EXERCISE DESCRIPTION — Reproduce the lines exactly, beginning with the line that has "Convert this chart to matplotlib code." and ending with the line that has "from matplotlib import pyplot as plt". Images are left out.

— BEGIN PROVIDED INFORMATION —

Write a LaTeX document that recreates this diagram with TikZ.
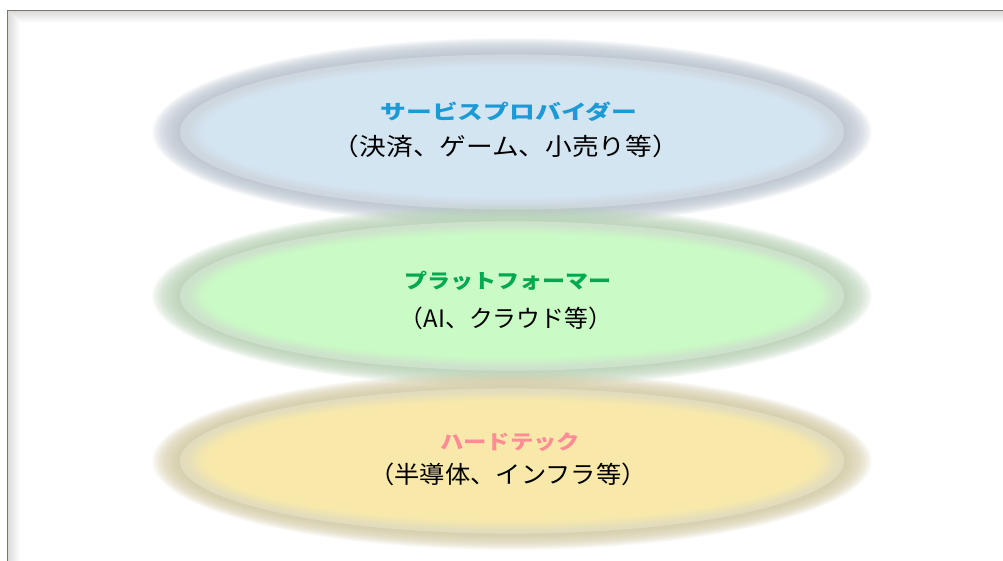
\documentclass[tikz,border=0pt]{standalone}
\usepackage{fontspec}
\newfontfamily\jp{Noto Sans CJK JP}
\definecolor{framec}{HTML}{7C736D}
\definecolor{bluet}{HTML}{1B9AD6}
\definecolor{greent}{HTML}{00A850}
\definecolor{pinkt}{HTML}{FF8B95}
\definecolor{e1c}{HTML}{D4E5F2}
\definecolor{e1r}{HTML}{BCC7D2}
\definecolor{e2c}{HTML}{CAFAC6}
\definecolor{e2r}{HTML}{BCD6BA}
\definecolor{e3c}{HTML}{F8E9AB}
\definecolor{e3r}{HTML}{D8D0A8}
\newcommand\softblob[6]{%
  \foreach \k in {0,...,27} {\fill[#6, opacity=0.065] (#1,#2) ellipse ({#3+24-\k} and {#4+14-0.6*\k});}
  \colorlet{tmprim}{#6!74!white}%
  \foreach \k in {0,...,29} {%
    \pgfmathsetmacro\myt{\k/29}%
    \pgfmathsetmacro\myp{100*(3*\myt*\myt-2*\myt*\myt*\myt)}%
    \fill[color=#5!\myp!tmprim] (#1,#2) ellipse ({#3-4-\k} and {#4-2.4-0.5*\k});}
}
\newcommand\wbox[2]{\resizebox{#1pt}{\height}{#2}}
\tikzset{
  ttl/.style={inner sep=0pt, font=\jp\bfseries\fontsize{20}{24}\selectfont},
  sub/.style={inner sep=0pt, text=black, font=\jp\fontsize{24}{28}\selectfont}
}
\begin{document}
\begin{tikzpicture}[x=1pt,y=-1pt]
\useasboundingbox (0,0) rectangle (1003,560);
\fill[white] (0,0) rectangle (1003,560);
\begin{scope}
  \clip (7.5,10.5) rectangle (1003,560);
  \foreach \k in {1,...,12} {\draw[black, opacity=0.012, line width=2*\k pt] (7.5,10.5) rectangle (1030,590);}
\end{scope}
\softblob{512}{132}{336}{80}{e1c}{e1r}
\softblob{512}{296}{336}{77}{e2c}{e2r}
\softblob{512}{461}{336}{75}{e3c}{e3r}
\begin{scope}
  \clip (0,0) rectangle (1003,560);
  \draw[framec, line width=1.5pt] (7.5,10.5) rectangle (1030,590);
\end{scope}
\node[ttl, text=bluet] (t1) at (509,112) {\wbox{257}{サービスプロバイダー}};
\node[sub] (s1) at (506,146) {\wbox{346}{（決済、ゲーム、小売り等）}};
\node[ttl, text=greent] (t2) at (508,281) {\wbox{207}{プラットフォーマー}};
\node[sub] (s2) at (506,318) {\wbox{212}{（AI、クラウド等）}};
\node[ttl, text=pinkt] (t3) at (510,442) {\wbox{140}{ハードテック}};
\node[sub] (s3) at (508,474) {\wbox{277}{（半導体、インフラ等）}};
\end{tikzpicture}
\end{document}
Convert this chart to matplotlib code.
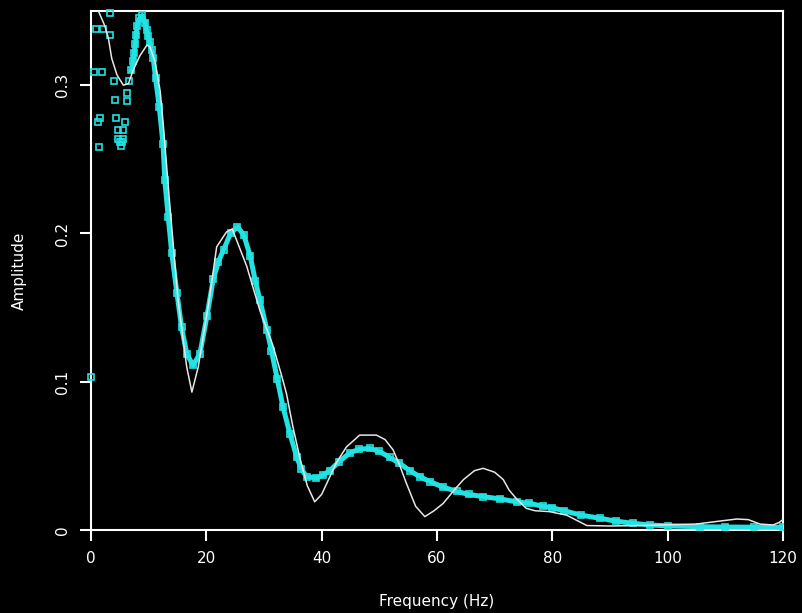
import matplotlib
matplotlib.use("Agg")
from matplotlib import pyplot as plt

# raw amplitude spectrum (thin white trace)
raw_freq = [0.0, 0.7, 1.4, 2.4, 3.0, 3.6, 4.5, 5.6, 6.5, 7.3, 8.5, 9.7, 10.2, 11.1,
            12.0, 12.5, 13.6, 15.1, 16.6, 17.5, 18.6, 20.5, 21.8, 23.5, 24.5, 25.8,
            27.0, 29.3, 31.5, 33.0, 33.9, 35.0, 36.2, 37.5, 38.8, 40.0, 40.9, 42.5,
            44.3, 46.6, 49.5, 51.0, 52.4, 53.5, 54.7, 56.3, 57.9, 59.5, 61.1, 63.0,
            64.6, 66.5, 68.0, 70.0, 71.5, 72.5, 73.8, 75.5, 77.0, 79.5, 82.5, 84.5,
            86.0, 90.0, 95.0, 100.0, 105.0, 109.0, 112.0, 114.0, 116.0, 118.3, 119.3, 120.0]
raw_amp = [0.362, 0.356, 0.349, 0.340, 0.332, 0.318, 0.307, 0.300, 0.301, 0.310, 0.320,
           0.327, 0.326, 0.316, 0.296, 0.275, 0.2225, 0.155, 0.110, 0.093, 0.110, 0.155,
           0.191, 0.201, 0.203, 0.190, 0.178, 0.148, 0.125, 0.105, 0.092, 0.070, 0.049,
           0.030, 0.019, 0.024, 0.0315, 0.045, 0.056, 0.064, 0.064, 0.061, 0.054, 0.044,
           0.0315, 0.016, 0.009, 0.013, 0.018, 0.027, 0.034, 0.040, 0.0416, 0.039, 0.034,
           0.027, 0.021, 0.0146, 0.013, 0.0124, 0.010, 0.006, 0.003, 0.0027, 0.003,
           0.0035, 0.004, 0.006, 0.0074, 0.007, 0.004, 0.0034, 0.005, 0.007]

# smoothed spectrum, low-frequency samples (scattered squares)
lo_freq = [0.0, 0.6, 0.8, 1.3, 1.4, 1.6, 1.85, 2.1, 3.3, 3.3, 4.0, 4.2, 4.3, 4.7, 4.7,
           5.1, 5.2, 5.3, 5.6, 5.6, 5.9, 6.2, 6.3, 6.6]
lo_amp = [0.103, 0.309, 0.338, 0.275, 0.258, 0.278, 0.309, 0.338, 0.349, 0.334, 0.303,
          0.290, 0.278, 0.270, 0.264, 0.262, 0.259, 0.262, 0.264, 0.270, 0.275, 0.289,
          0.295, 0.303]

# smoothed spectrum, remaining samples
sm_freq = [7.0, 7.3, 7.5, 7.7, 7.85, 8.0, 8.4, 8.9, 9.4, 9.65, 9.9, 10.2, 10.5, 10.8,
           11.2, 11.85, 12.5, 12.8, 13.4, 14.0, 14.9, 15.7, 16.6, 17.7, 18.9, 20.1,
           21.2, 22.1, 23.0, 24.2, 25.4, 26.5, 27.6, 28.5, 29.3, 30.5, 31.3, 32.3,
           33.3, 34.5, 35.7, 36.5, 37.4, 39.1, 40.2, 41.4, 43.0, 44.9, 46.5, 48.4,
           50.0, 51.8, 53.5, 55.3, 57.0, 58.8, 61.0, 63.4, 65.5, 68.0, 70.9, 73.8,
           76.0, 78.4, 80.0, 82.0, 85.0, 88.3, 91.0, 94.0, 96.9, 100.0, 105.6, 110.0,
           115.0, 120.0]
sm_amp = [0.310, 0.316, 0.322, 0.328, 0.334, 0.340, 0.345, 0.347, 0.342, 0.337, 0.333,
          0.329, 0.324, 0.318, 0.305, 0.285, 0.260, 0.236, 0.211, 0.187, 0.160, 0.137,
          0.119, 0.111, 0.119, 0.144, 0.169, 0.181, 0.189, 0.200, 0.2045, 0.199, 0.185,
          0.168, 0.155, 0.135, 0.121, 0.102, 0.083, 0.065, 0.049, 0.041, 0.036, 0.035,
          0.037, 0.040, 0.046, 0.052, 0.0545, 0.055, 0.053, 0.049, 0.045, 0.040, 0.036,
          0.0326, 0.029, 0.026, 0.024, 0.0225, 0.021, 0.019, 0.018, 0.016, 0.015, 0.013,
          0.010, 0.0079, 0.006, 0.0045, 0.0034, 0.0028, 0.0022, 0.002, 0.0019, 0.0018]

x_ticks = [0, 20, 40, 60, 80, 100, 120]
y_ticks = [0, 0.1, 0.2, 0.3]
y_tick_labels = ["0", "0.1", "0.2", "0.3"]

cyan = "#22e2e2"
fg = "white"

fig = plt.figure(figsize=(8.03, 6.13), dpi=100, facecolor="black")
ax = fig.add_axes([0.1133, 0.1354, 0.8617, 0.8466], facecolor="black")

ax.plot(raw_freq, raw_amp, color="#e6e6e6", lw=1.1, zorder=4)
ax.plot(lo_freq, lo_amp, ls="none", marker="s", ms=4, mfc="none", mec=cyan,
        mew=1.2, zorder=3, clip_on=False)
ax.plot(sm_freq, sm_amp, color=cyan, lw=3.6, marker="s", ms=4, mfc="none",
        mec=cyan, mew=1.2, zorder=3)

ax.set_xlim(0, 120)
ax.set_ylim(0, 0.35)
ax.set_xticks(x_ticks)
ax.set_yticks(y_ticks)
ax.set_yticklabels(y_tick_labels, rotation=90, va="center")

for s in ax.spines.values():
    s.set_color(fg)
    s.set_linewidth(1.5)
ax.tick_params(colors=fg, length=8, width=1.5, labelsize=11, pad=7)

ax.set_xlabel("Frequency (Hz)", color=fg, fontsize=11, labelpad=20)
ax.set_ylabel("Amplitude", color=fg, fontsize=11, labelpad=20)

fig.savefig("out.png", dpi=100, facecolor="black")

— END PROVIDED INFORMATION —
— BEGIN PROVIDED INFORMATION —

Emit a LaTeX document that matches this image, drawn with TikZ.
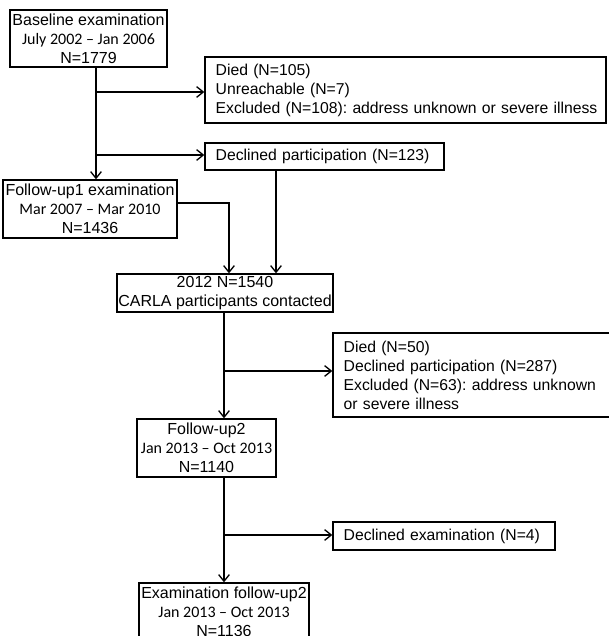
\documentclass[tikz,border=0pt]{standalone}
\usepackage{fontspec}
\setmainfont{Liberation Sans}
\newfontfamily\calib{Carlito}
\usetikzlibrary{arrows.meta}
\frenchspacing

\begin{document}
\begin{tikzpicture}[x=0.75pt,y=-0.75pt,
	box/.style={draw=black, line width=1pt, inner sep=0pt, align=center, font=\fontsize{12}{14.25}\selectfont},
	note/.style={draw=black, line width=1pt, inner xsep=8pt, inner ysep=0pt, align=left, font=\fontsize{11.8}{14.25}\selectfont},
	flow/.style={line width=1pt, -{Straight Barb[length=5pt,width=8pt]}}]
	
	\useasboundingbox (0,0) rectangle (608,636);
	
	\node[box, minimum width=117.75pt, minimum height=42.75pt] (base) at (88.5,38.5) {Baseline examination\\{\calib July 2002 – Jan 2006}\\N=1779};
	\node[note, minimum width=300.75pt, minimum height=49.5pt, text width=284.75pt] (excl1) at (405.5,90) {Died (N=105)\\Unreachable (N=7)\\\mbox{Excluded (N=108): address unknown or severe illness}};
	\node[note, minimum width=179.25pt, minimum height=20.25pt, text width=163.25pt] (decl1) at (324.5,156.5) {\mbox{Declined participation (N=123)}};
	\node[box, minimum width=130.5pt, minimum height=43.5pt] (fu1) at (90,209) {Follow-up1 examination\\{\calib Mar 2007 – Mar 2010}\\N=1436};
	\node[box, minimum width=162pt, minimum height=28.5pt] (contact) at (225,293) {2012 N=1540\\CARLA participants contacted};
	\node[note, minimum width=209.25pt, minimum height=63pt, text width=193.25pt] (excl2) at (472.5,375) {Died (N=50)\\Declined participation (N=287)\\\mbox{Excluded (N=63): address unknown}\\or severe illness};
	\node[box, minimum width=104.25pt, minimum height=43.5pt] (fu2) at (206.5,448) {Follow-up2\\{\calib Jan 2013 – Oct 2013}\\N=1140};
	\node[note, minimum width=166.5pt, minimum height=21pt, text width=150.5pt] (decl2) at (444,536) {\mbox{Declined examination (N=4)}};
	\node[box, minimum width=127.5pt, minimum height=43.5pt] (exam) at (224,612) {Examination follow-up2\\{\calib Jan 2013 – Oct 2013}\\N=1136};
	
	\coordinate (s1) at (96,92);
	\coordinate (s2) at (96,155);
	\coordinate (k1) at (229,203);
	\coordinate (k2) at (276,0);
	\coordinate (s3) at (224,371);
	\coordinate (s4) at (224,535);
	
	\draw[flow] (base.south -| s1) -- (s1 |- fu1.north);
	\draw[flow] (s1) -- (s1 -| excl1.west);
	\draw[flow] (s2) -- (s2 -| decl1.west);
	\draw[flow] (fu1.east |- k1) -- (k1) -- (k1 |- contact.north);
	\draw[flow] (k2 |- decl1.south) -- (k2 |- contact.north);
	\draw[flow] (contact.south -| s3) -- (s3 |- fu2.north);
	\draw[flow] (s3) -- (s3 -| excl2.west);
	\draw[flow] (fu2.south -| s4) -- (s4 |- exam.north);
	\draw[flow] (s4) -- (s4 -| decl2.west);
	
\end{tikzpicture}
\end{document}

— END PROVIDED INFORMATION —

ANSWER TO THIS PROBLEM —
Convert this chart to matplotlib code.
import matplotlib
matplotlib.use("Agg")
from matplotlib import pyplot as plt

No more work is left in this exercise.